Loss hurts, but Self excited for future

Bill Self has been able to put Kansas University’s season-ending basketball loss to Northern Iowa in perspective.

“This is not life or death, although in our world it’s serious,” Self, KU’s seventh-year coach, said Tuesday at his season-ending news conference in Allen Fieldhouse. “I am not in mourning. I am down. I’ve been down before. I’ve been down during the season.”

Aside from being down … Self said he’s “sad, disappointed, hurt and then my emotions will turn to mad, upset, competitive and ‘let’s get back to work.’ So I’m not quite there yet, but I think I can get there pretty quickly and then your emotions will turn to excited about the next group you get an opportunity to work with because I do think regardless of what happens with who stays or who goes (to NBA), I think we have a chance to be very good next year.

“I’m getting closer to the point of being a little angry and ready to get back to work, to be real candid with you.”

Who is he angry with in the wake of Saturday’s 69-67 second-round NCAA setback?

“Nobody. The situation. They (16 teams) are playing and we’re not. That upsets me. I’m jealous,” Self said. “I want the best for our guys and I feel we didn’t get the chance to experience the best of the best because we just didn’t get it done.”

Self, who led KU to the 2008 NCAA title, has experienced agony in the NCAAs before.

“I’ve been to the NCAA Tournament 12 years in a row and I think 10 of them have ended on the last possession one way or another,” Self said.

One media member asked Self how he felt about the fact this 33-3 team, which rolled to the Big 12 regular-season and postseason tourney titles, would only be remembered for its work in the NCAAs.

“I don’t know if you are right. That is one person’s opinion,” Self said. “I don’t look at it as being the only thing. Winning championships is something at most places you should not take lightly. Here I think sometimes we as a group do not see the significance of it because there’s always a bigger prize, which is good. You want to be in a place like that. We still shouldn’t take away from the fact … hey, going 15-1 or winning the Big 12 championship is an accomplishment. I’d rather be in the Final Four than that, but still, I don’t think it makes the season a failure by any means.”

He said he was proud of the team for handling the No. 1 ranking well for almost the entire season.

“I do think that sometimes when you coach at a place like Kansas, the expectations are high, which they should be when you are preseason No. 1 — that winning becomes a relief and losing is awful,” he said. “I do sense that over time expectations were high enough when sometimes we did win, it was ‘whew’ as opposed to jumping on each other like you would at Tulane or you would at Tulsa. It’s something that certainly is not a bad thing, not a good thing, just the way it is. These kids are expected to perform at a pretty high level here and for the most part they’ve accomplished that.”

The bottom line?

“This is the best regular season we’ve ever had, dominant and all those things, but we just didn’t finish it off,” he said.

More on the press

Self was asked again about not using a full-court press earlier in the game against Northern Iowa.

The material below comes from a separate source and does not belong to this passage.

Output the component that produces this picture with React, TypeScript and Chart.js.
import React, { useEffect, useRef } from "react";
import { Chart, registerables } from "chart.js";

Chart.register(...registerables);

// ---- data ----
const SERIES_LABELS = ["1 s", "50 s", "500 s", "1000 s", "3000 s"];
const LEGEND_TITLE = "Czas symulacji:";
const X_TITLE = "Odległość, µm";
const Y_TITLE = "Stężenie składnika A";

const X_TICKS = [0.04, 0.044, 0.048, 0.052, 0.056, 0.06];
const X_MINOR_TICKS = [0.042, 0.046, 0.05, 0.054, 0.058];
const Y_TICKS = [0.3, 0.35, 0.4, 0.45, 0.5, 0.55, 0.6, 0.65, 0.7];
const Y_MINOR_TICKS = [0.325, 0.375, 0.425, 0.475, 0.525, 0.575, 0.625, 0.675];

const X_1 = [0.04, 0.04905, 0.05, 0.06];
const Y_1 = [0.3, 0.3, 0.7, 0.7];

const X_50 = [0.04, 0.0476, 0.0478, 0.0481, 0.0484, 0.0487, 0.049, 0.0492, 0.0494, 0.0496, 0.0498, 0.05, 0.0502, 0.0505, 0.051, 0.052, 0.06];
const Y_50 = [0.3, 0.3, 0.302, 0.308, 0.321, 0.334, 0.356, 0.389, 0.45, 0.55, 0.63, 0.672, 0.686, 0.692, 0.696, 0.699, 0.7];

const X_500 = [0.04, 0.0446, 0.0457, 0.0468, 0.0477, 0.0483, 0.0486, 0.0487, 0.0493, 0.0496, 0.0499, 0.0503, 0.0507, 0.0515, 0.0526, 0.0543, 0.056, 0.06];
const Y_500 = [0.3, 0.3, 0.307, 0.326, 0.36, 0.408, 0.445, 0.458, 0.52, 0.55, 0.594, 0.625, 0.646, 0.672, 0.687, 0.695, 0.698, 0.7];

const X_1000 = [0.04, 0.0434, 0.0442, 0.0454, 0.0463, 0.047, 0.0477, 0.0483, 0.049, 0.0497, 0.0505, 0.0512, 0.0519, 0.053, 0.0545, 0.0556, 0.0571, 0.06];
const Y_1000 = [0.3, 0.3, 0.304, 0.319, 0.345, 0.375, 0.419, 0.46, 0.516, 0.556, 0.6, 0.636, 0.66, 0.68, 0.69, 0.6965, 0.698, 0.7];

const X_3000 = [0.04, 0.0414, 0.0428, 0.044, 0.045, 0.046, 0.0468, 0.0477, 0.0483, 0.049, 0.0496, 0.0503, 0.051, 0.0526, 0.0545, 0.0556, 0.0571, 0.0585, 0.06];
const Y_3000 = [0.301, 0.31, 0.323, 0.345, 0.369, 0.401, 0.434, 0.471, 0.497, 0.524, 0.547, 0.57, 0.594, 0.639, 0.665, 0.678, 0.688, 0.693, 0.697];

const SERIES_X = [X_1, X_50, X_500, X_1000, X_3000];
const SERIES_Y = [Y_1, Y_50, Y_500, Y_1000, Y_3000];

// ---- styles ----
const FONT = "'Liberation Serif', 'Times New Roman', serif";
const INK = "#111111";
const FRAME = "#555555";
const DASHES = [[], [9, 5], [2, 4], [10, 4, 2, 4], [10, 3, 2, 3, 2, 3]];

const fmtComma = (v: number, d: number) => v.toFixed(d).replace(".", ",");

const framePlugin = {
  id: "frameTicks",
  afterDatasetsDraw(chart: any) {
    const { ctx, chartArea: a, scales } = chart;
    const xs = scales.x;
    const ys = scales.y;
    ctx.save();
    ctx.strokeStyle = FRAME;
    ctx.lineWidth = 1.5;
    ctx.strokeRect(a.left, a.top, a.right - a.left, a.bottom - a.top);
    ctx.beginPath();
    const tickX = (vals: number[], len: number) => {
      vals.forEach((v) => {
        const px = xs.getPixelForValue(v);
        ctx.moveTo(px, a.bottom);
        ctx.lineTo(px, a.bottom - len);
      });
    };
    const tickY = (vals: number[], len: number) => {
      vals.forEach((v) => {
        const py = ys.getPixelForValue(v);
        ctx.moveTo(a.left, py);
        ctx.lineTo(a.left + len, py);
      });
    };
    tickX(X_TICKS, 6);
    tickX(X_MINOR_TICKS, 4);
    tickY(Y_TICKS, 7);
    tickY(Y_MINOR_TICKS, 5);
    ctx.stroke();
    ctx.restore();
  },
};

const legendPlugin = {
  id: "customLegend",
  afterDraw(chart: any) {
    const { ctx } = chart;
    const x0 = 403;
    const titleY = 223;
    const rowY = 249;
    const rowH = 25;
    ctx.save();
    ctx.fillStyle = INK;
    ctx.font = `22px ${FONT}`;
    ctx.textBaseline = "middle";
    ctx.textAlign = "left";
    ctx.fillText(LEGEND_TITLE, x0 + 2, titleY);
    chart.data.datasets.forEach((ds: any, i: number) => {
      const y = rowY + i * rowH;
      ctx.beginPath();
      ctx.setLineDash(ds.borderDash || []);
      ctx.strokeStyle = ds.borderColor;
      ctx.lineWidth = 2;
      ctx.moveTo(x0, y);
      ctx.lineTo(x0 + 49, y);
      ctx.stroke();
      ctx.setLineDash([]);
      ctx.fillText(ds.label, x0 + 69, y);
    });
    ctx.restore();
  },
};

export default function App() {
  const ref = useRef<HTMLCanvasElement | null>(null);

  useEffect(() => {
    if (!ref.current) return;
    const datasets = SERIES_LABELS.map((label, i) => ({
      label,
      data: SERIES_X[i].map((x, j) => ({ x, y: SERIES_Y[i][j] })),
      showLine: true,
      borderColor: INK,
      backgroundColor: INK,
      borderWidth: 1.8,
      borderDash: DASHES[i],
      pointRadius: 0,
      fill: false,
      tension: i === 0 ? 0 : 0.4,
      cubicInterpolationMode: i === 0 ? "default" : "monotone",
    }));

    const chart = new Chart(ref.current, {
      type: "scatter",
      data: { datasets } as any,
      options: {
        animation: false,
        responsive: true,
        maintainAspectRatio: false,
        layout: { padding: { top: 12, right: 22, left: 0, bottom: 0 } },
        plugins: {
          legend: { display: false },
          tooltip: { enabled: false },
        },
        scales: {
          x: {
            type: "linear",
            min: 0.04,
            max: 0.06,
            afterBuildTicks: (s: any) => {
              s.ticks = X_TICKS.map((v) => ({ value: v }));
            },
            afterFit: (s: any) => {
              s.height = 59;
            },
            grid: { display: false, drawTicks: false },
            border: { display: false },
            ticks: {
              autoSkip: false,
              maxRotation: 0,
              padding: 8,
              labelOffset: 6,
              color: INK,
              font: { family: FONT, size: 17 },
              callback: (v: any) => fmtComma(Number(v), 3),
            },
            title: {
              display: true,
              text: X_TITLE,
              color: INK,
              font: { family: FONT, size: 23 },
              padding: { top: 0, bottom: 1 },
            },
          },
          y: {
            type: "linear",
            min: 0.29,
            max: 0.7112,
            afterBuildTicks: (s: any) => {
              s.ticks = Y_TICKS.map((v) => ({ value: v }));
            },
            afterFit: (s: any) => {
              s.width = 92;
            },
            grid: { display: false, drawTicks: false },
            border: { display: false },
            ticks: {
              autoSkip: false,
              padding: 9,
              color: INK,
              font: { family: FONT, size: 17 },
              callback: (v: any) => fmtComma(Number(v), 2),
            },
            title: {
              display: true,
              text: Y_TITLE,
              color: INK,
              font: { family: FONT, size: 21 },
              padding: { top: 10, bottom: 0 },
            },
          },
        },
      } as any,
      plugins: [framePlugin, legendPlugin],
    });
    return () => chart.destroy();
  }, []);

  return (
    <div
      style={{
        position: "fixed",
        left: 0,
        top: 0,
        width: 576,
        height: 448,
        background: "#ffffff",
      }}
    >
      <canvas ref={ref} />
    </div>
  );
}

“You don’t go 33-2 and decide we’re going to play differently because we’re down by six. Maybe some coaches do. I don’t,” Self said. “If that was what we were really good at, I’d say sure you could do that, but that’s not who we are regardless of what people think. Are there things we could do differently looking back? Absolutely … The press, the last 12-14 minutes when we really turned it up, it really helped us. But could we have done that for 30, 35 minutes? I don’t know if we could.”

He also indicated Northern Iowa was in the bonus early and “you don’t want to make plays that give them free points.” Also that pressing, “opens up the floor.”

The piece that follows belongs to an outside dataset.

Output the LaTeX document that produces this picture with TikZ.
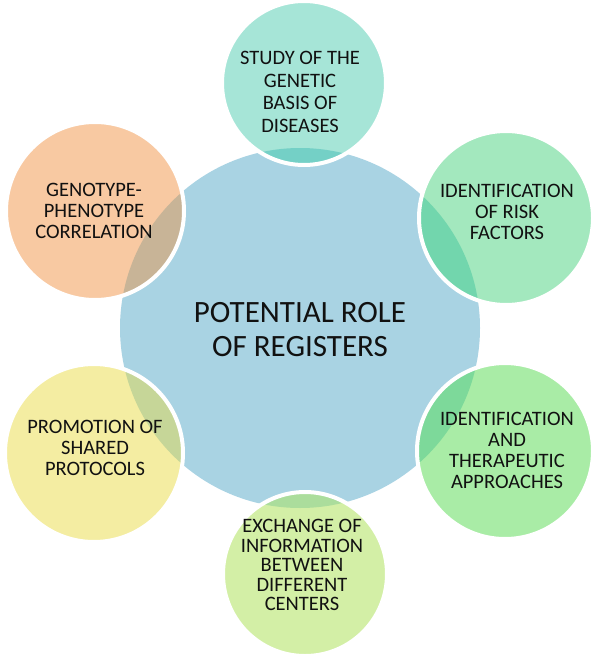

“The other thing about a press a lot of people don’t realize, you have to score to make the other team take it out of bounds before you can really press. Our problem was the first half we didn’t score and we didn’t shoot free throws,” Self said. “I think when you lose your last game that you are supposed to win, you can look back on a plethora of things on why, what could we have done differently and why did it happen this way? I do the same thing. It doesn’t bother me that other people would do the same thing. To say this is the reason, I don’t buy into that at all.”

Recruiting

Self, who has signed 6-foot-3 guard Royce Woolridge, said he’d like to sign one or two more players this spring. Those still considering KU include Josh Selby, 6-2 guard from Baltimore, who is Rivals.com‘s No. 4-ranked player; No. 1-ranked Brandon Knight, 6-3 from Fort Lauderdale, Fla., and No. 21 Doron Lamb, 6-4 from Mouth of Wilson, Va.